Recipes like this Chocolate Buttermilk Cake have been popular for well over 100 years. However, did you know that up until the twentieth century, chocolate was an expensive treat that only the wealthy could afford? At that time, cocoa prices lowered enough, so the average person could enjoy it from time to time.
The chocolate cake was a hit all the way back in the 1900s when The Duff Company of Pittsburgh, a molasses manufacturer, introduced devil’s food chocolate cake mixes. This was in the mid-1930s, but releasing the cake mix nationwide was put on hold due to World War 2. Eventually, the whole world learned of the wonders of chocolate cake due to its easy to prepare cake mixes after World War 2.
Chocolate Buttermilk Cake Recipe
- 1 Single Bowl
- 1 Baking Pan non-stick cooking spray
- 1 Oven
- 1 stirrer
- 1 Saucepan
- 2 cups flour
- 2 cups white sugar
- ½ cup unsweetened cocoa powder
- 2 teaspoon baking soda
- 1 teaspoon baking powder
- ½ teaspoon salt
- 2 large eggs
- 1 cup vegetable oil
- ½ cup (1 stick) butter
- ⅔ cup cocoa powder
- 3 cups powdered sugar
- ⅓ cup whole buttermilk
- 2 teaspoon vanilla extract
- Set the oven to preheat to 350 degrees.

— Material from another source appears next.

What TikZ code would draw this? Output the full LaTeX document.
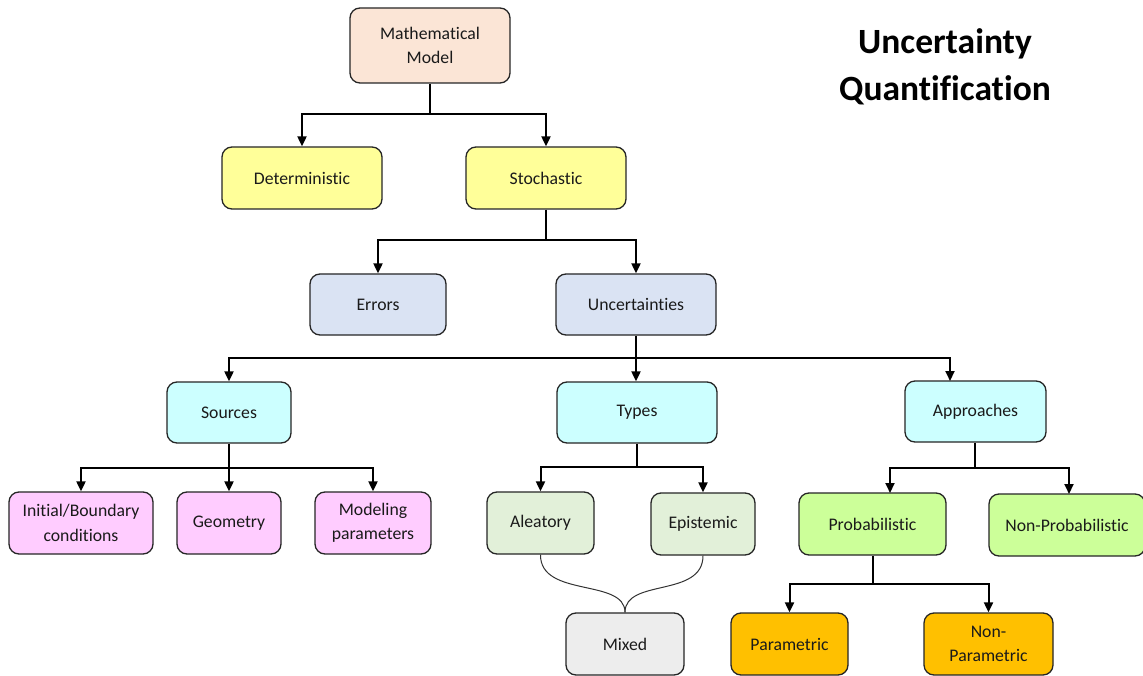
\documentclass[tikz,border=0pt]{standalone}
\usepackage{fontspec}
\setmainfont{Carlito}[Ligatures={NoCommon}]
\usetikzlibrary{arrows.meta}
\definecolor{cPeach}{HTML}{FBE5D6}
\definecolor{cYellow}{HTML}{FFFF99}
\definecolor{cBlue}{HTML}{DAE3F3}
\definecolor{cCyan}{HTML}{CCFFFF}
\definecolor{cPink}{HTML}{FFCCFF}
\definecolor{cSage}{HTML}{E2F0D9}
\definecolor{cGray}{HTML}{EDEDED}
\definecolor{cLime}{HTML}{CCFF99}
\definecolor{cOrange}{HTML}{FFC000}
\definecolor{cText}{HTML}{1A1A1A}
\begin{document}
\begin{tikzpicture}[x=1pt,y=-1pt,
  box/.style={draw=black!85, line width=1.3pt, rounded corners=10pt, align=center,
    inner sep=0pt, text=cText, font=\fontsize{17.7}{24.5}\selectfont},
  conn/.style={line width=2pt, -{Triangle[length=10pt,width=9pt]}},
  plain/.style={line width=2pt},
  curv/.style={line width=1pt, draw=black!80}]
\useasboundingbox (0,0) rectangle (1143,676);
\fill[white] (0,0) rectangle (1143,676);

\node[font=\bfseries\fontsize{35.5}{47}\selectfont, align=center] (title) at (945,67) {Uncertainty\\Quantification};

\node[box, fill=cPeach, minimum width=160pt, minimum height=75pt] (mm) at (430,45.5) {Mathematical\\Model};
\node[box, fill=cYellow, minimum width=160pt, minimum height=62pt] (det) at (302,178) {Deterministic};
\node[box, fill=cYellow, minimum width=160pt, minimum height=62pt] (sto) at (546,178) {Stochastic};
\node[box, fill=cBlue, minimum width=136pt, minimum height=61pt] (err) at (378,304.5) {Errors};
\node[box, fill=cBlue, minimum width=160pt, minimum height=61pt] (unc) at (636,304.5) {Uncertainties};
\node[box, fill=cCyan, minimum width=124pt, minimum height=61pt] (src) at (229,412.5) {Sources};
\node[box, fill=cCyan, minimum width=160pt, minimum height=61pt] (typ) at (637,412.5) {Types};
\node[box, fill=cCyan, minimum width=141pt, minimum height=61pt] (app) at (975.5,411.5) {Approaches};
\node[box, fill=cPink, minimum width=144pt, minimum height=62pt] (ibc) at (81,523) {Initial/Boundary\\conditions};
\node[box, fill=cPink, minimum width=104pt, minimum height=62pt] (geo) at (229,523) {Geometry};
\node[box, fill=cPink, minimum width=116pt, minimum height=62pt] (mod) at (373,523) {Modeling\\parameters};
\node[box, fill=cSage, minimum width=107pt, minimum height=62pt] (ale) at (540.5,523) {Aleatory};
\node[box, fill=cSage, minimum width=104pt, minimum height=62pt] (epi) at (703,524) {Epistemic};
\node[box, fill=cLime, minimum width=147pt, minimum height=62pt] (prob) at (872.5,524) {Probabilistic};
\node[box, fill=cLime, minimum width=156pt, minimum height=62pt] (nprob) at (1067,525) {Non-Probabilistic};
\node[box, fill=cGray, minimum width=118pt, minimum height=62pt] (mix) at (625,644) {Mixed};
\node[box, fill=cOrange, minimum width=117pt, minimum height=62pt] (par) at (789.5,644) {Parametric};
\node[box, fill=cOrange, minimum width=129pt, minimum height=62pt] (npar) at (988.5,644) {Non-\\Parametric};

% Mathematical Model
\coordinate (j1) at (430,114);
\draw[plain] (mm.south) -- (j1);
\draw[conn] (j1) -| (det.north);
\draw[conn] (j1) -| (sto.north);
% Stochastic
\coordinate (j2) at (546,240);
\draw[plain] (sto.south) -- (j2);
\draw[conn] (j2) -| (err.north);
\draw[conn] (j2) -| (unc.north);
% Uncertainties
\coordinate (j3) at (636,358);
\draw[plain] (unc.south) -- (j3);
\draw[conn] (j3) -| (src.north);
\draw[conn] (j3) -- (typ.north -| j3);
\coordinate (appin) at (950,381);
\draw[conn] (j3) -| (appin);
% Sources
\coordinate (j4) at (229,468);
\draw[plain] (src.south) -- (j4);
\draw[conn] (j4) -| (ibc.north);
\draw[conn] (j4) -- (geo.north);
\draw[conn] (j4) -| (mod.north);
% Types
\coordinate (j5) at (637,467);
\draw[plain] (typ.south) -- (j5);
\draw[conn] (j5) -| (ale.north);
\draw[conn] (j5) -| (epi.north);
% Approaches
\coordinate (j6) at (975,468);
\draw[plain] (app.south -| j6) -- (j6);
\coordinate (probin) at (890,493);
\coordinate (nprobin) at (1069,494);
\draw[conn] (j6) -| (probin);
\draw[conn] (j6) -| (nprobin);
% Probabilistic
\coordinate (j7) at (873,584);
\draw[plain] (prob.south -| j7) -- (j7);
\draw[conn] (j7) -| (par.north);
\draw[conn] (j7) -| (npar.north);
% Mixed curves
\draw[curv] (ale.south) .. controls (540,598) and (625,578) .. (mix.north);
\draw[curv] (epi.south) .. controls (703,598) and (625,578) .. (mix.north);
\end{tikzpicture}
\end{document}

Spray a 9x13 inch baking pan with non-stick cooking spray and sprinkle with flour.
- Set the pan aside as you prepare the cake ingredients.
- In a large mixing bowl, stir together the flour, sugar, cocoa powder, baking powder, baking soda, and salt. Whisk until fully combined.
- Then, add the buttermilk, oil, and the eggs. Stir until the mixture is smooth and there are no lumps. Finally, add the water. Stir until completely smooth.
- Pour the mixture into the greased pan and smooth the batter into an even layer. Place the pan into the oven and bake the cake for 30 to 35 minutes or until the top becomes firm. After the cake is baked, take the pan out of the oven and let the cake cool completely in the pan before icing.
- To prepare the icing, melt the butter in a saucepan over low to medium heat. Use a whisk to stir in the unsweetened cocoa powder. Allow this mixture to cook for 2 minutes. Make sure the cocoa and the butter mixture does not boil.
- After 2 minutes, remove the saucepan from the heat and add the vanilla, buttermilk, and sugar. Whisk the mixture until it is smooth and consistent throughout. The icing should be thick and spreadable at this point. However, if it is too thick, slowly add more buttermilk, one tablespoon at a time, to thin it.
- Once your icing is the correct consistency, spread it on the cooled cake while it is still warm. Allow the icing to cool and set before serving.